Macafee nodded to him through the glass of the nurses’ station, unlocked the door to let him enter. “Good morning, sir. Almost 600 hours; we’ll be waking them soon. Care for some coffee, sir?”

“Yes, thank you.” Marlowe looked through the glass. The nurses’ station was a locked cubicle placed along one wall to give an aquarium resident’s view of the communal ward. Already several of the patients were beginning to shuffle about between the closespaced beds; it was close enough to breakfast, which arrived with the day shift, that minimal activity was permitted.

“Any problems?” Marlowe signed his telephone orders in the ward orders book.

“No sir. Not after we put Mr Carnell to bed.” Macafee sometimes confused the ward with training barracks, but it was usually quiet when he was on night shift, and Marlowe disliked disturbances.

“How is Mr Carnell?”

“Quiet, sir. Sawyer’s checking on him just now.”

“I’ll just take a look myself.”

A short hallway led from the communal ward to the outside corridors. Connected by a door to the nursing station was a small room for supplies and medications. There was an examining and treatment room farther along the hallway, then toilets, showers, a patients’ lounge, and several seclusion rooms. Carnell was lying-on the bed within one of these; a wooden night stand was the only other furnishing. Sawyer was just coming out of the room.

“Good evening, Dr Marlowe — or good morning, it’s getting to be.”

“And let’s hope it will be a good day, Mr Sawyer. How is Mr Carnell?”

“He’s been resting quietly. Starting to wake up now.” Sawyer had had ambitions of a pro-football career before a high school knee injury scrubbed that as well as hopes for a college scholarship. He was ten years younger than Macafee and a good audience.

Carnell was muttering to himself when Marlowe bent over him. “Good morning, Mr Carnell,” Marlowe said, since his eyes were open. “How do you feel?”

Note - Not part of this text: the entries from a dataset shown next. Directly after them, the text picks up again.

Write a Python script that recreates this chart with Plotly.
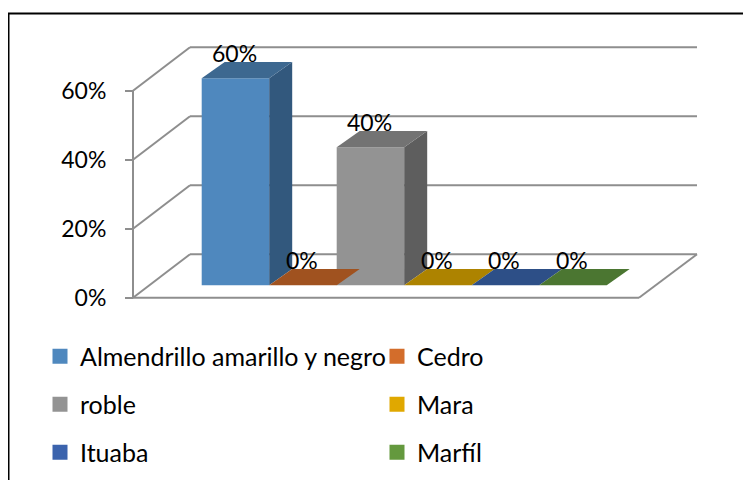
import plotly.graph_objects as go

# ---------------- data ----------------
categories = ["Almendrillo amarillo y negro", "Cedro", "roble", "Mara", "Ituaba", "Marfíl"]
values = [0.60, 0.0, 0.40, 0.0, 0.0, 0.0]
labels = ["60%", "0%", "40%", "0%", "0%", "0%"]
tick_vals = [0.0, 0.2, 0.4, 0.6]
tick_text = ["0%", "20%", "40%", "60%"]

# ---------------- style ----------------
front_colors = ["#4F88BE", "#D36D2B", "#939393", "#E0A800", "#3B63AD", "#64993E"]
side_colors = ["#32587D", "#8A4519", "#5E5E5E", "#8F6C00", "#263F70", "#3F6228"]
top_colors = ["#3D6890", "#A0521F", "#737373", "#AD8300", "#2D4F87", "#4B7631"]
FONT = "Lato"
GRID = "#8E8E8E"

OFF = 8                     # page body margin
W, H = 751 - OFF, 480 - OFF  # figure size
# pixel geometry of the projected box, in page pixels (layout, not data)
BAR_LEFT_PX = 201.7 - OFF
PX_PER_X = 67.5
BASE_PX = 285.3 - OFF
PX_PER_Y = 345.0
FRONT_SHIFT = (-16.3, 12.4)
BACK_SHIFT = (40.7, -31.0)
BAR_DEPTH = (23.0, -16.3)
WALL_FRONT_LEFT_PX = 133.0 - OFF
FLOOR_FRONT_RIGHT_PX = 639.0 - OFF
WALL_BACK_LEFT_PX = 190.0 - OFF
WALL_BACK_RIGHT_PX = 697.0 - OFF

def px_to_x(px):
    return (px - BAR_LEFT_PX) / PX_PER_X - 0.5

def dxu(px):
    return px / PX_PER_X

def dyu(px):
    return -px / PX_PER_Y

x_range = [px_to_x(0), px_to_x(W)]
y_range = [(BASE_PX - H) / PX_PER_Y, BASE_PX / PX_PER_Y]
front_dy = dyu(FRONT_SHIFT[1])
back_dy = dyu(BACK_SHIFT[1])
bdx, bdy = dxu(BAR_DEPTH[0]), dyu(BAR_DEPTH[1])

fig = go.Figure()

# side and top faces
for i, v in enumerate(values):
    x0, x1 = i - 0.5, i + 0.5
    if v > 0:
        fig.add_trace(go.Scatter(
            x=[x1, x1 + bdx, x1 + bdx, x1, x1],
            y=[0, bdy, v + bdy, v, 0],
            fill="toself", fillcolor=side_colors[i], mode="lines",
            line=dict(width=0, color=side_colors[i]),
            showlegend=False, hoverinfo="skip"))
    fig.add_trace(go.Scatter(
        x=[x0, x1, x1 + bdx, x0 + bdx, x0],
        y=[v, v, v + bdy, v + bdy, v],
        fill="toself", fillcolor=top_colors[i], mode="lines",
        line=dict(width=0, color=top_colors[i]),
        showlegend=False, hoverinfo="skip"))

# front faces
legend_ids = ["legend", "legend", "legend2", "legend2", "legend3", "legend3"]
for i, (name, v) in enumerate(zip(categories, values)):
    fig.add_trace(go.Bar(
        x=[i], y=[v], width=1, name=name, showlegend=False,
        marker=dict(color=front_colors[i], line=dict(width=0)),
        hoverinfo="skip"))
    # legend entry with a larger square swatch
    fig.add_trace(go.Scatter(
        x=[None], y=[None], mode="markers", name=name,
        marker=dict(symbol="square", size=15, color=front_colors[i]),
        legend=legend_ids[i], hoverinfo="skip"))

# data labels
for i, (v, t) in enumerate(zip(values, labels)):
    fig.add_annotation(x=i, y=v, text=t, showarrow=False, yshift=25.5,
                       xshift=-1, yanchor="middle",
                       font=dict(family=FONT, size=23, color="#000000"))

# wall / floor lines
shapes = []
xl_f = px_to_x(WALL_FRONT_LEFT_PX)
xr_f = px_to_x(FLOOR_FRONT_RIGHT_PX)
xl_b = px_to_x(WALL_BACK_LEFT_PX)
xr_b = px_to_x(WALL_BACK_RIGHT_PX)
line = dict(color=GRID, width=2)
for tv in tick_vals:
    shapes.append(dict(type="line", x0=xl_b, x1=xr_b, y0=tv + back_dy, y1=tv + back_dy,
                       xref="x", yref="y", line=line, layer="below"))
    shapes.append(dict(type="line", x0=xl_f, x1=xl_b, y0=tv + front_dy, y1=tv + back_dy,
                       xref="x", yref="y", line=line, layer="below"))
shapes.append(dict(type="line", x0=xl_f, x1=xl_f, y0=front_dy, y1=max(tick_vals) + front_dy,
                   xref="x", yref="y", line=line, layer="below"))
shapes.append(dict(type="line", x0=xl_f, x1=xr_f, y0=front_dy, y1=front_dy,
                   xref="x", yref="y", line=line, layer="below"))
shapes.append(dict(type="line", x0=xr_f, x1=xr_b, y0=front_dy, y1=back_dy,
                   xref="x", yref="y", line=line, layer="below"))
# outer frame
shapes.append(dict(type="rect", xref="paper", yref="paper",
                   x0=(8.5 - OFF) / W, x1=1.02, y0=-0.02, y1=1 - (13.5 - OFF) / H,
                   line=dict(color="#000000", width=2), fillcolor="rgba(0,0,0,0)"))

leg_common = dict(orientation="h", xanchor="left", yanchor="middle",
                  entrywidth=292, entrywidthmode="pixels",
                  bgcolor="rgba(0,0,0,0)", borderwidth=0,
                  font=dict(family=FONT, size=25, color="#000000"))
lx = (40 - OFF) / W
fig.update_layout(
    width=W, height=H,
    margin=dict(l=0, r=0, t=0, b=0),
    paper_bgcolor="#FFFFFF", plot_bgcolor="rgba(0,0,0,0)",
    barmode="overlay",
    showlegend=True,
    xaxis=dict(range=x_range, visible=False, fixedrange=True),
    yaxis=dict(range=y_range, visible=False, fixedrange=True),
    yaxis2=dict(range=[y_range[0] - front_dy, y_range[1] - front_dy],
                overlaying="y", anchor="free", position=WALL_FRONT_LEFT_PX / W,
                side="left", tickvals=tick_vals, ticktext=tick_text,
                ticks="outside", ticklen=8, tickwidth=2, tickcolor=GRID,
                showline=False, showgrid=False, zeroline=False,
                ticklabelstandoff=14,
                tickfont=dict(family=FONT, size=23, color="#000000")),
    legend=dict(x=lx, y=1 - (356.5 - OFF) / H, **leg_common),
    legend2=dict(x=lx, y=1 - (404.5 - OFF) / H, **leg_common),
    legend3=dict(x=lx, y=1 - (452.5 - OFF) / H, **leg_common),
    shapes=shapes,
)
# an invisible trace to activate yaxis2
fig.add_trace(go.Scatter(x=[0], y=[0], yaxis="y2", mode="markers",
                         marker=dict(opacity=0), showlegend=False, hoverinfo="skip"))

fig.write_html("out.html")
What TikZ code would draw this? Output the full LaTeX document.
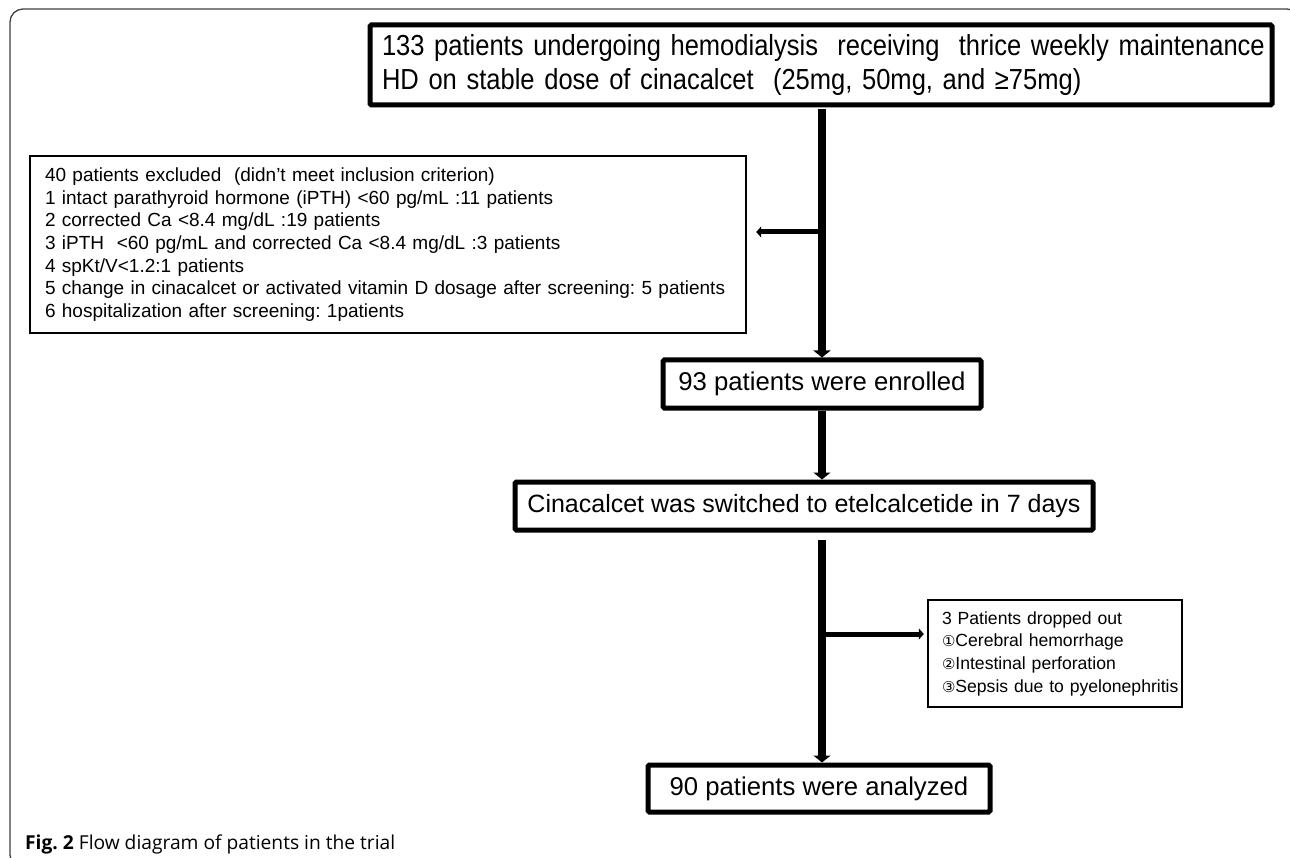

“Damn you, Marlowe!” Carnell sat up sluggishly. “I’ve been locked up, robbed, drugged, I don’t know what! Do you think you’re running some sort of prison camp? I demand to be released from this zoo right now!”

“I’m sorry, Mr Carnell. Have you forgotten why you came here?” Marlowe’s voice was patient. “Try to remember.”

Carnell’s face showed anger, then growing indecision. His eyes began to widen in fear.

“Mr Sawyer, could we have that IM Valium order stat?”

“Yes sir. Five mgm, was it, Dr Marlowe?”

“Better make it ten.”

The chronic care wards were always on the second story of Graceland’s far-flung units. Marlowe supposed this was because Graceland had no cellars. Presumably, had there been cellars, the temptation to wall them off would have been irresistible. Marlowe supposed Graceland had never had cellars.

There were two basic divisions among the chronics: the ambulatory and the nonambulatory. The ambulatory could be trusted to leave their locked wards, perform acceptably under controlled situations, and return to their locked wards. The nonambulatory could not be trusted to function within acceptable guidelines. They remained in their wards, often in their beds, often only a dream from the chronic med care unit; spoon-fed gobs of pasty slop, when they could no longer handle spoons; moved to the chronic med unit when they could only be fed through tubes and IV’s.

They fed the ambulatory chronics three times a day — breakfast, lunch, and dinner — the same as living souls. This meant they were herded from their wards three times a day, down the stairs (there was an elevator for each unit, and those who could walk, but not negotiate stairs, were granted this), and along the tiled corridors to the patients’ cafeteria. They moved along docilely enough, each regimented segment of quasi-humanity, herded along the long, long corridors by nurses and attendants.